The Big Data term should be used only for data that cannot be processed in any way without the assistance of computational help. If you have a lot of data, but you can consolidate it, integrate it and analyze it with interactive tools, then, you do not need Big Data.

Five Areas Where Real BI Projects Tend to Fail
Images Source: SlideModel.com

Which is the Solution That Works?

The answer is simple, but not very useful: “it depends”. Every organization is a world itself and there are several solutions to the same problem. I will describe how we dealt with each of the five mentioned pitfalls in order to help reader have at least one option when facing it.

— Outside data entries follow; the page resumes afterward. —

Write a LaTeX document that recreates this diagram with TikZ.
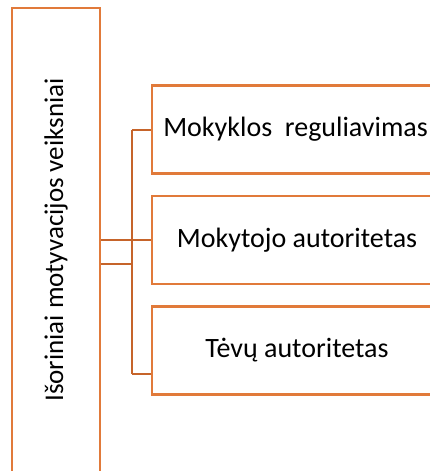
\documentclass[tikz,border=0pt]{standalone}
\usepackage{fontspec}
\setmainfont{Carlito}
\definecolor{boxorange}{HTML}{E17A3A}
\definecolor{linkorange}{HTML}{C6642A}
\begin{document}
\begin{tikzpicture}[x=1pt,y=-1pt,
  outerbox/.style={draw=boxorange, line width=2.4pt, fill=white, inner sep=0pt},
  itembox/.style={draw=boxorange, line width=2.4pt, fill=white, inner sep=0pt,
    minimum width=290pt, minimum height=88pt, font=\fontsize{28}{32}\selectfont},
  link/.style={draw=linkorange, line width=2.6pt}]
\useasboundingbox (0,0) rectangle (430,471);
\clip (0,0) rectangle (430,471);
\fill[white] (0,0) rectangle (430,471);
\coordinate (j1) at (132,130);
\coordinate (j2) at (132,264);
\coordinate (j3) at (132,374);
\node[outerbox, minimum width=88pt, minimum height=464pt] (L) at (56,240)
  {\rotatebox{90}{\fontsize{27}{31}\selectfont Išoriniai motyvacijos veiksniai}};
\node[itembox] (B1) at (297,129.5) {\hspace*{-3pt}Mokyklos\ \ reguliavimas};
\node[itembox] (B2) at (297,240) {Mokytojo autoritetas};
\node[itembox] (B3) at (297,350.5) {Tėvų autoritetas};
\draw[link] (j1) -- (B1.west |- j1);
\draw[link] (j1) -- (j3);
\draw[link] (j3) -- (B3.west |- j3);
\draw[link] (L.east |- B2.west) -- (B2.west);
\draw[link] (L.east |- j2) -- (j2);
\end{tikzpicture}
\end{document}
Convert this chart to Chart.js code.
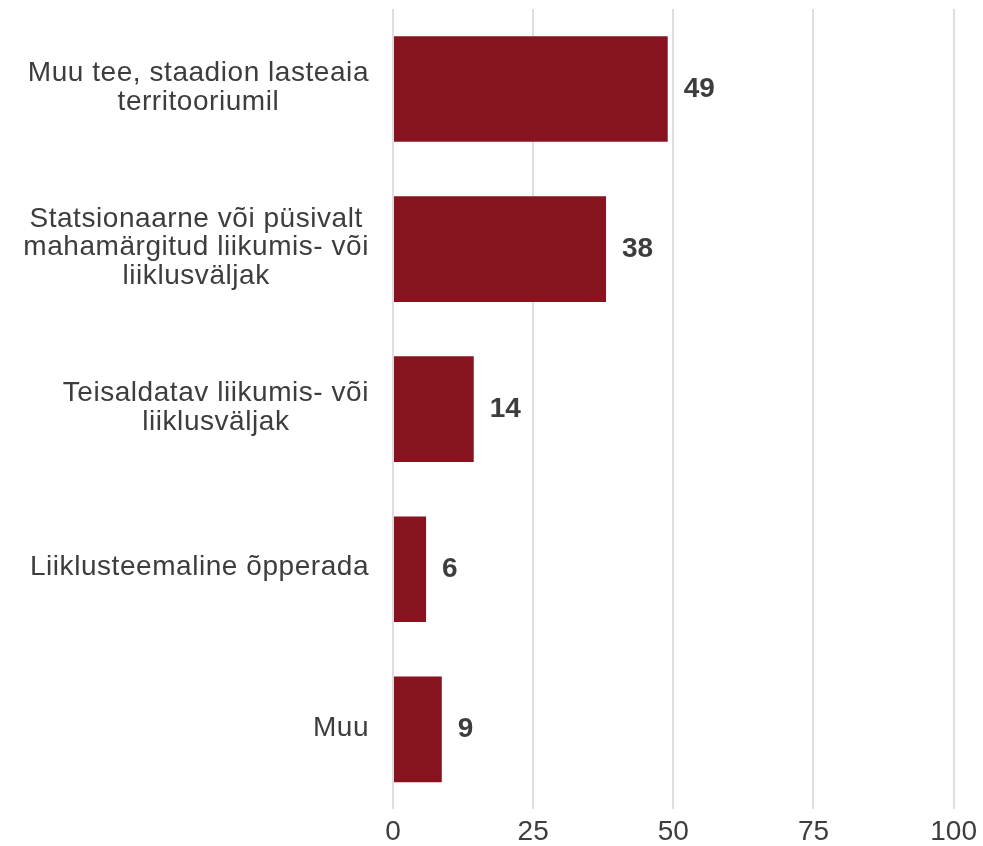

  1. Questions Action: Make sure the deployed solution answers what final users need to know. This is a complex task, as I mentioned before, the core of the problem is not in the technology, but in the organization management style. My suggestion would be to carry out a business consultancy with the business stakeholders in order to understand which are the questions arose in their decision process. Help the management team to build objectives and metrics around them that will help monitor their performance through data, and make sure the monitoring and alerts can be deployed in the final solution. In this way managers will be able to answer questions quickly and take decisions without further analysis.
  1. Reports Action: Make a test drive with the final user. Before even starting an Analytics Project, make sure that the final user is aware that the focus of this endeavour is not to show current information in a more “eye candy” way, or with the ability of new devices. Explain that the focus is to consolidate information and make it accessible through different dimensions at the same time without the need of traversing hundreds of rows. If the users consistently request deeper and deeper drills of crude transactional data, and huge tables as visualizations to export to Excel, certainly you should recommend a reporting solution instead.
  1. Data Process Action: Always do a GAP Analysis over the data process during pre-sales. If you spot that there is a GAP within the data processing flow, this should be tackled first and deployed even before any analytics efforts are started. Creating a Data Warehouse or multi-dimensional model in this scenario would be like garbage in/garbage out.
  1. Machine Learning Action: Before selling a Machine Learning solution, execute a proof of concept (POC) with real data and simple algorithms. A simple scoring over a very well-known variable will help stakeholders understand the efforts behind selecting, populating, testing, scoring a ML model and its predictive outcome. Most of the times, outcomes will be “probabilistic”, and stakeholders will also need to understand this. If there is no ground for such a POC, then for sure there will be no possibility for anything more complex.
  1. Big Data Action: Review the major data sources of the required solution. If most of them (90%) are structured data sources, forget about Big Data. This means it can be handled through a traditional BI solution. Big Data’s main characteristic is that handling data is difficult, so if data is structured, it means that at least a basic handling is being done.

Conclusion

I expect you can make use of the tips and spot the pattern across your projects. Knowing this will help you in the kickoff and will set appropriate expectations within your customers.